• _Problem requirements_
All lines below must be repeated exactly, with the pictures omitted.
-=-=-=-=-
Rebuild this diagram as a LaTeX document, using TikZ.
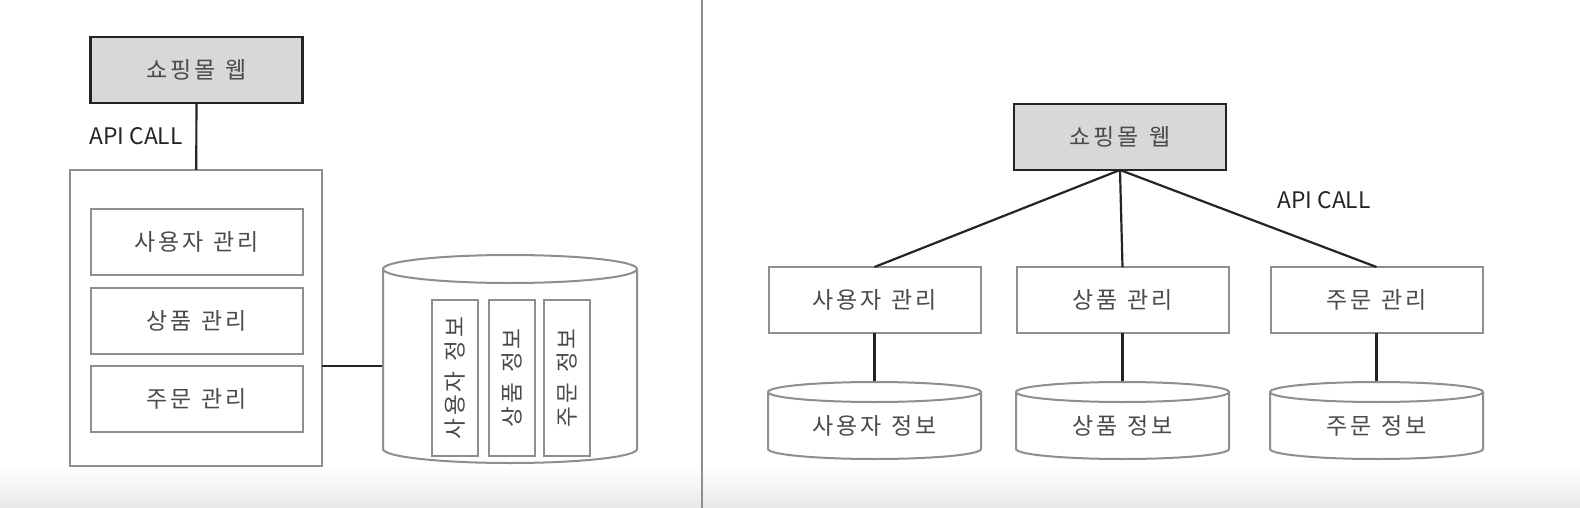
\documentclass[tikz,border=0pt]{standalone}
\usepackage{fontspec}
\setmainfont{Noto Sans CJK KR}[LetterSpace=12,WordSpace=1.3]
\newfontfamily\apifont{Noto Sans CJK KR}
\usetikzlibrary{calc}
\definecolor{linedark}{HTML}{242424}
\definecolor{boxgray}{HTML}{8E8E8E}
\definecolor{webfill}{HTML}{D8D8D8}
\definecolor{txtgray}{HTML}{4A4A4A}

\begin{document}
\begin{tikzpicture}[x=.5pt,y=-.5pt,
every node/.style={inner sep=0pt,outer sep=0pt,text=txtgray,font=\fontsize{11.5}{13}\selectfont},
web/.style={draw=linedark,line width=1.4pt,fill=webfill,minimum width=106pt,minimum height=33pt},
svc/.style={draw=boxgray,line width=1pt,minimum width=106pt,minimum height=33pt},
frame/.style={draw=boxgray,line width=1pt,minimum width=126pt,minimum height=148pt},
col/.style={draw=boxgray,line width=1pt,rotate=90,minimum width=78pt,minimum height=23pt,font=\fontsize{11.3}{13}\selectfont},
store/.style={minimum width=127pt,minimum height=97pt},
api/.style={text=linedark,font=\apifont\fontsize{11.4}{14}\selectfont},
wire/.style={draw=linedark,line width=1.1pt},
dbline/.style={draw=boxgray,line width=1pt}]
\useasboundingbox(0,0)rectangle(1580,508);
\fill[white](0,0)rectangle(1580,508);
\fill[top color=white,bottom color=black!9](0,466)rectangle(1580,508);
\draw[boxgray,line width=1pt](702,0)--(702,508);
% left: one application with a single store
\node[web](webL)at(196.5,70){쇼핑몰 웹};
\node[api](apiL)at(136,136){API CALL};
\node[frame](appL)at(196,318){};
\node[svc](userL)at(196.5,242){사용자 관리};
\node[svc](prodL)at(196.5,320.5){상품 관리};
\node[svc](ordL)at(196.5,399){주문 관리};
\node[store](dbL)at(510,366){};
\draw[wire](webL)--(appL);\draw[wire](appL.east|-dbL.west)--(dbL.west);
\draw[dbline](dbL.north west)--($(dbL.south west)+(0,-14)$)arc[start angle=180,end angle=0,x radius=127,y radius=14]--(dbL.north east);
\draw[dbline,fill=white](dbL.north)ellipse[x radius=127,y radius=14];
\node[col](userinfoL)at(455,378){사용자 정보};
\node[col](prodinfoL)at(512,378){상품 정보};
\node[col](ordinfoL)at(567,378){주문 정보};
% right: one store per service
\node[web](webR)at(1120,137){쇼핑몰 웹};
\node[api](apiR)at(1324,200){API CALL};
\node[svc](userR)at(874.5,300){사용자 관리};
\node[svc](prodR)at(1122.5,300){상품 관리};
\node[svc](ordR)at(1376.5,300){주문 관리};
\node[store,minimum width=106.5pt,minimum height=33.5pt](userdbR)at(874.5,425.5){사용자 정보};
\node[store,minimum width=106.5pt,minimum height=33.5pt](proddbR)at(1122.5,425.5){상품 정보};
\node[store,minimum width=106.5pt,minimum height=33.5pt](orddbR)at(1376.5,425.5){주문 정보};
\draw[wire](webR.south)--(userR.north);\draw[wire](webR.south)--(prodR.north);\draw[wire](webR.south)--(ordR.north);
\draw[wire](userR)--(userdbR.north);\draw[wire](prodR)--(proddbR.north);\draw[wire](ordR)--(orddbR.north);
\draw[dbline](userdbR.north west)--($(userdbR.south west)+(0,-10)$)arc[start angle=180,end angle=0,x radius=106.5,y radius=10]--(userdbR.north east);
\draw[dbline,fill=white](userdbR.north)ellipse[x radius=106.5,y radius=10];
\draw[dbline](proddbR.north west)--($(proddbR.south west)+(0,-10)$)arc[start angle=180,end angle=0,x radius=106.5,y radius=10]--(proddbR.north east);
\draw[dbline,fill=white](proddbR.north)ellipse[x radius=106.5,y radius=10];
\draw[dbline](orddbR.north west)--($(orddbR.south west)+(0,-10)$)arc[start angle=180,end angle=0,x radius=106.5,y radius=10]--(orddbR.north east);
\draw[dbline,fill=white](orddbR.north)ellipse[x radius=106.5,y radius=10];
\end{tikzpicture}
\end{document}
-=-=-=-=-
• _Response to the task_
Rebuild this diagram as a LaTeX document, using TikZ.
\documentclass[tikz,border=0pt]{standalone}
\usepackage{fontspec}
\setmainfont{Noto Sans CJK KR}[LetterSpace=12,WordSpace=1.3]
\newfontfamily\apifont{Noto Sans CJK KR}
\usetikzlibrary{calc}
\definecolor{linedark}{HTML}{242424}
\definecolor{boxgray}{HTML}{8E8E8E}
\definecolor{webfill}{HTML}{D8D8D8}
\definecolor{txtgray}{HTML}{4A4A4A}

\begin{document}
\begin{tikzpicture}[x=.5pt,y=-.5pt,
every node/.style={inner sep=0pt,outer sep=0pt,text=txtgray,font=\fontsize{11.5}{13}\selectfont},
web/.style={draw=linedark,line width=1.4pt,fill=webfill,minimum width=106pt,minimum height=33pt},
svc/.style={draw=boxgray,line width=1pt,minimum width=106pt,minimum height=33pt},
frame/.style={draw=boxgray,line width=1pt,minimum width=126pt,minimum height=148pt},
col/.style={draw=boxgray,line width=1pt,rotate=90,minimum width=78pt,minimum height=23pt,font=\fontsize{11.3}{13}\selectfont},
store/.style={minimum width=127pt,minimum height=97pt},
api/.style={text=linedark,font=\apifont\fontsize{11.4}{14}\selectfont},
wire/.style={draw=linedark,line width=1.1pt},
dbline/.style={draw=boxgray,line width=1pt}]
\useasboundingbox(0,0)rectangle(1580,508);
\fill[white](0,0)rectangle(1580,508);
\fill[top color=white,bottom color=black!9](0,466)rectangle(1580,508);
\draw[boxgray,line width=1pt](702,0)--(702,508);
% left: one application with a single store
\node[web](webL)at(196.5,70){쇼핑몰 웹};
\node[api](apiL)at(136,136){API CALL};
\node[frame](appL)at(196,318){};
\node[svc](userL)at(196.5,242){사용자 관리};
\node[svc](prodL)at(196.5,320.5){상품 관리};
\node[svc](ordL)at(196.5,399){주문 관리};
\node[store](dbL)at(510,366){};
\draw[wire](webL)--(appL);\draw[wire](appL.east|-dbL.west)--(dbL.west);
\draw[dbline](dbL.north west)--($(dbL.south west)+(0,-14)$)arc[start angle=180,end angle=0,x radius=127,y radius=14]--(dbL.north east);
\draw[dbline,fill=white](dbL.north)ellipse[x radius=127,y radius=14];
\node[col](userinfoL)at(455,378){사용자 정보};
\node[col](prodinfoL)at(512,378){상품 정보};
\node[col](ordinfoL)at(567,378){주문 정보};
% right: one store per service
\node[web](webR)at(1120,137){쇼핑몰 웹};
\node[api](apiR)at(1324,200){API CALL};
\node[svc](userR)at(874.5,300){사용자 관리};
\node[svc](prodR)at(1122.5,300){상품 관리};
\node[svc](ordR)at(1376.5,300){주문 관리};
\node[store,minimum width=106.5pt,minimum height=33.5pt](userdbR)at(874.5,425.5){사용자 정보};
\node[store,minimum width=106.5pt,minimum height=33.5pt](proddbR)at(1122.5,425.5){상품 정보};
\node[store,minimum width=106.5pt,minimum height=33.5pt](orddbR)at(1376.5,425.5){주문 정보};
\draw[wire](webR.south)--(userR.north);\draw[wire](webR.south)--(prodR.north);\draw[wire](webR.south)--(ordR.north);
\draw[wire](userR)--(userdbR.north);\draw[wire](prodR)--(proddbR.north);\draw[wire](ordR)--(orddbR.north);
\draw[dbline](userdbR.north west)--($(userdbR.south west)+(0,-10)$)arc[start angle=180,end angle=0,x radius=106.5,y radius=10]--(userdbR.north east);
\draw[dbline,fill=white](userdbR.north)ellipse[x radius=106.5,y radius=10];
\draw[dbline](proddbR.north west)--($(proddbR.south west)+(0,-10)$)arc[start angle=180,end angle=0,x radius=106.5,y radius=10]--(proddbR.north east);
\draw[dbline,fill=white](proddbR.north)ellipse[x radius=106.5,y radius=10];
\draw[dbline](orddbR.north west)--($(orddbR.south west)+(0,-10)$)arc[start angle=180,end angle=0,x radius=106.5,y radius=10]--(orddbR.north east);
\draw[dbline,fill=white](orddbR.north)ellipse[x radius=106.5,y radius=10];
\end{tikzpicture}
\end{document}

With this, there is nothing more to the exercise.